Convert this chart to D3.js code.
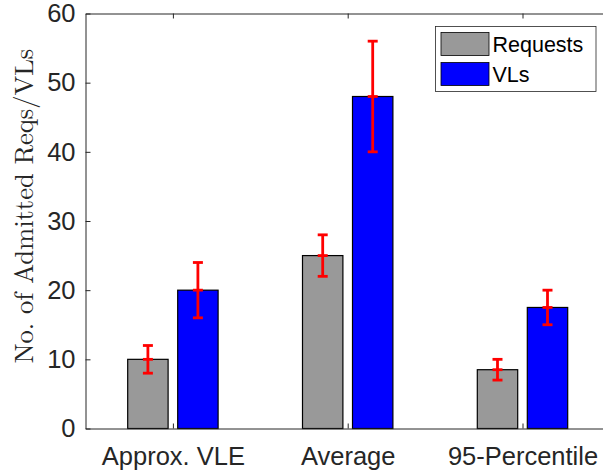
<!DOCTYPE html>
<html>
<head>
<meta charset="utf-8">
<script src="https://cdn.jsdelivr.net/npm/d3@7"></script>
<style>
  html, body { margin: 0; padding: 0; background: #fff; overflow: hidden; }
  svg { display: block; }
</style>
</head>
<body>
<div id="chart"></div>
<script>
// Admitted requests / virtual links per metric, with error ranges
const categories = ["Approx. VLE", "Average", "95-Percentile"];
const seriesNames = ["Requests", "VLs"];
const requestValues = [10, 25, 8.5];
const requestErrors = [2, 3, 1.5];
const vlValues = [20, 48, 17.5];
const vlErrors = [4, 8, 2.5];
const yTicks = [0, 10, 20, 30, 40, 50, 60];
const yLabel = "No. of Admitted Reqs/VLs";

const W = 603, H = 474;
const plot = { left: 85.5, top: 13.5, bottom: 428.5 };
const step = 174.8;
plot.right = plot.left + step * categories.length;

const colors = { Requests: "#999999", VLs: "#0000ff" };
const axisColor = "#262626";

const svg = d3.select("#chart").append("svg")
  .attr("width", W).attr("height", H);

const x = d3.scaleLinear().domain([0.5, categories.length + 0.5])
  .range([plot.left, plot.right]);
const y = d3.scaleLinear().domain([0, 60]).range([plot.bottom, plot.top]);

const barW = 40.4 / step;     // bar width in category units
const offset = 25 / step;     // half distance between paired bars

const series = [
  { name: "Requests", values: requestValues, errors: requestErrors, dx: -offset },
  { name: "VLs", values: vlValues, errors: vlErrors, dx: offset }
];

// Bars
series.forEach(s => {
  svg.append("g").selectAll("rect")
    .data(s.values)
    .join("rect")
    .attr("x", (d, i) => x(i + 1 + s.dx - barW / 2))
    .attr("width", x(1 + barW) - x(1))
    .attr("y", d => y(d))
    .attr("height", d => y(0) - y(d))
    .attr("fill", colors[s.name])
    .attr("stroke", "#000")
    .attr("stroke-width", 1.2);
});

// Error bars
const capHalf = 5;
series.forEach(s => {
  const g = svg.append("g").attr("stroke", "#ff0000").attr("stroke-width", 2.8);
  s.values.forEach((v, i) => {
    const cx = x(i + 1 + s.dx);
    const hi = y(v + s.errors[i]), lo = y(v - s.errors[i]);
    g.append("line").attr("x1", cx).attr("x2", cx).attr("y1", hi).attr("y2", lo);
    g.append("line").attr("x1", cx - capHalf).attr("x2", cx + capHalf).attr("y1", hi).attr("y2", hi);
    g.append("line").attr("x1", cx - capHalf).attr("x2", cx + capHalf).attr("y1", lo).attr("y2", lo);
    g.append("line").attr("x1", cx - capHalf).attr("x2", cx + capHalf).attr("y1", y(v)).attr("y2", y(v));
  });
});

// Axes (box with inward ticks)
const tickFont = "'Liberation Sans', Arial, Helvetica, sans-serif";
const tickSize = 25.5;
const yAxis = d3.axisLeft(y).tickValues(yTicks).tickSizeInner(-5).tickSizeOuter(0).tickPadding(10);
const gy = svg.append("g").attr("transform", `translate(${plot.left},0)`).call(yAxis);
gy.select(".domain").attr("stroke", axisColor).attr("stroke-width", 1);
gy.selectAll(".tick line").attr("stroke", axisColor);
gy.selectAll(".tick text").attr("font-family", tickFont).attr("font-size", tickSize).attr("fill", axisColor);

const xAxis = d3.axisBottom(x).tickValues(d3.range(1, categories.length + 1))
  .tickFormat(d => categories[d - 1]).tickSizeInner(-5).tickSizeOuter(0).tickPadding(18);
const gx = svg.append("g").attr("transform", `translate(0,${plot.bottom})`).call(xAxis);
gx.select(".domain").attr("stroke", axisColor);
gx.selectAll(".tick line").attr("stroke", axisColor);
gx.selectAll(".tick text").attr("font-family", tickFont).attr("font-size", tickSize).attr("fill", axisColor);

const xTop = d3.axisTop(x).tickValues(d3.range(1, categories.length + 1))
  .tickFormat("").tickSizeInner(-5).tickSizeOuter(0);
const gt = svg.append("g").attr("transform", `translate(0,${plot.top})`).call(xTop);
gt.select(".domain").attr("stroke", axisColor);
gt.selectAll(".tick line").attr("stroke", axisColor);

// Y axis title
svg.append("text")
  .attr("transform", "translate(33,206) rotate(-90)")
  .attr("text-anchor", "middle")
  .attr("font-family", "'Latin Modern Roman', 'CMU Serif', 'DejaVu Serif', serif")
  .attr("font-size", 26.5)
  .attr("fill", axisColor)
  .text(yLabel);

// Legend
const lg = svg.append("g");
lg.append("rect").attr("x", 435.5).attr("y", 26.5).attr("width", 160.5).attr("height", 65)
  .attr("fill", "#fff").attr("stroke", axisColor).attr("stroke-width", 0.8);
seriesNames.forEach((name, i) => {
  const yy = 32.5 + i * 30;
  lg.append("rect").attr("x", 441).attr("y", yy).attr("width", 48).attr("height", 23)
    .attr("fill", colors[name]).attr("stroke", "#000").attr("stroke-width", 0.8);
  lg.append("text").attr("x", 492.5).attr("y", yy + 19.5)
    .attr("font-family", tickFont).attr("font-size", 21.5).attr("fill", "#000")
    .text(name);
});
</script>
</body>
</html>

▬▬▬

• [Task to carry out]: Return the listing above in full and without alteration, excluding its pictures.

• [Output for this exercise]:
Convert this chart to D3.js code.
<!DOCTYPE html>
<html>
<head>
<meta charset="utf-8">
<script src="https://cdn.jsdelivr.net/npm/d3@7"></script>
<style>
  html, body { margin: 0; padding: 0; background: #fff; overflow: hidden; }
  svg { display: block; }
</style>
</head>
<body>
<div id="chart"></div>
<script>
// Admitted requests / virtual links per metric, with error ranges
const categories = ["Approx. VLE", "Average", "95-Percentile"];
const seriesNames = ["Requests", "VLs"];
const requestValues = [10, 25, 8.5];
const requestErrors = [2, 3, 1.5];
const vlValues = [20, 48, 17.5];
const vlErrors = [4, 8, 2.5];
const yTicks = [0, 10, 20, 30, 40, 50, 60];
const yLabel = "No. of Admitted Reqs/VLs";

const W = 603, H = 474;
const plot = { left: 85.5, top: 13.5, bottom: 428.5 };
const step = 174.8;
plot.right = plot.left + step * categories.length;

const colors = { Requests: "#999999", VLs: "#0000ff" };
const axisColor = "#262626";

const svg = d3.select("#chart").append("svg")
  .attr("width", W).attr("height", H);

const x = d3.scaleLinear().domain([0.5, categories.length + 0.5])
  .range([plot.left, plot.right]);
const y = d3.scaleLinear().domain([0, 60]).range([plot.bottom, plot.top]);

const barW = 40.4 / step;     // bar width in category units
const offset = 25 / step;     // half distance between paired bars

const series = [
  { name: "Requests", values: requestValues, errors: requestErrors, dx: -offset },
  { name: "VLs", values: vlValues, errors: vlErrors, dx: offset }
];

// Bars
series.forEach(s => {
  svg.append("g").selectAll("rect")
    .data(s.values)
    .join("rect")
    .attr("x", (d, i) => x(i + 1 + s.dx - barW / 2))
    .attr("width", x(1 + barW) - x(1))
    .attr("y", d => y(d))
    .attr("height", d => y(0) - y(d))
    .attr("fill", colors[s.name])
    .attr("stroke", "#000")
    .attr("stroke-width", 1.2);
});

// Error bars
const capHalf = 5;
series.forEach(s => {
  const g = svg.append("g").attr("stroke", "#ff0000").attr("stroke-width", 2.8);
  s.values.forEach((v, i) => {
    const cx = x(i + 1 + s.dx);
    const hi = y(v + s.errors[i]), lo = y(v - s.errors[i]);
    g.append("line").attr("x1", cx).attr("x2", cx).attr("y1", hi).attr("y2", lo);
    g.append("line").attr("x1", cx - capHalf).attr("x2", cx + capHalf).attr("y1", hi).attr("y2", hi);
    g.append("line").attr("x1", cx - capHalf).attr("x2", cx + capHalf).attr("y1", lo).attr("y2", lo);
    g.append("line").attr("x1", cx - capHalf).attr("x2", cx + capHalf).attr("y1", y(v)).attr("y2", y(v));
  });
});

// Axes (box with inward ticks)
const tickFont = "'Liberation Sans', Arial, Helvetica, sans-serif";
const tickSize = 25.5;
const yAxis = d3.axisLeft(y).tickValues(yTicks).tickSizeInner(-5).tickSizeOuter(0).tickPadding(10);
const gy = svg.append("g").attr("transform", `translate(${plot.left},0)`).call(yAxis);
gy.select(".domain").attr("stroke", axisColor).attr("stroke-width", 1);
gy.selectAll(".tick line").attr("stroke", axisColor);
gy.selectAll(".tick text").attr("font-family", tickFont).attr("font-size", tickSize).attr("fill", axisColor);

const xAxis = d3.axisBottom(x).tickValues(d3.range(1, categories.length + 1))
  .tickFormat(d => categories[d - 1]).tickSizeInner(-5).tickSizeOuter(0).tickPadding(18);
const gx = svg.append("g").attr("transform", `translate(0,${plot.bottom})`).call(xAxis);
gx.select(".domain").attr("stroke", axisColor);
gx.selectAll(".tick line").attr("stroke", axisColor);
gx.selectAll(".tick text").attr("font-family", tickFont).attr("font-size", tickSize).attr("fill", axisColor);

const xTop = d3.axisTop(x).tickValues(d3.range(1, categories.length + 1))
  .tickFormat("").tickSizeInner(-5).tickSizeOuter(0);
const gt = svg.append("g").attr("transform", `translate(0,${plot.top})`).call(xTop);
gt.select(".domain").attr("stroke", axisColor);
gt.selectAll(".tick line").attr("stroke", axisColor);

// Y axis title
svg.append("text")
  .attr("transform", "translate(33,206) rotate(-90)")
  .attr("text-anchor", "middle")
  .attr("font-family", "'Latin Modern Roman', 'CMU Serif', 'DejaVu Serif', serif")
  .attr("font-size", 26.5)
  .attr("fill", axisColor)
  .text(yLabel);

// Legend
const lg = svg.append("g");
lg.append("rect").attr("x", 435.5).attr("y", 26.5).attr("width", 160.5).attr("height", 65)
  .attr("fill", "#fff").attr("stroke", axisColor).attr("stroke-width", 0.8);
seriesNames.forEach((name, i) => {
  const yy = 32.5 + i * 30;
  lg.append("rect").attr("x", 441).attr("y", yy).attr("width", 48).attr("height", 23)
    .attr("fill", colors[name]).attr("stroke", "#000").attr("stroke-width", 0.8);
  lg.append("text").attr("x", 492.5).attr("y", yy + 19.5)
    .attr("font-family", tickFont).attr("font-size", 21.5).attr("fill", "#000")
    .text(name);
});
</script>
</body>
</html>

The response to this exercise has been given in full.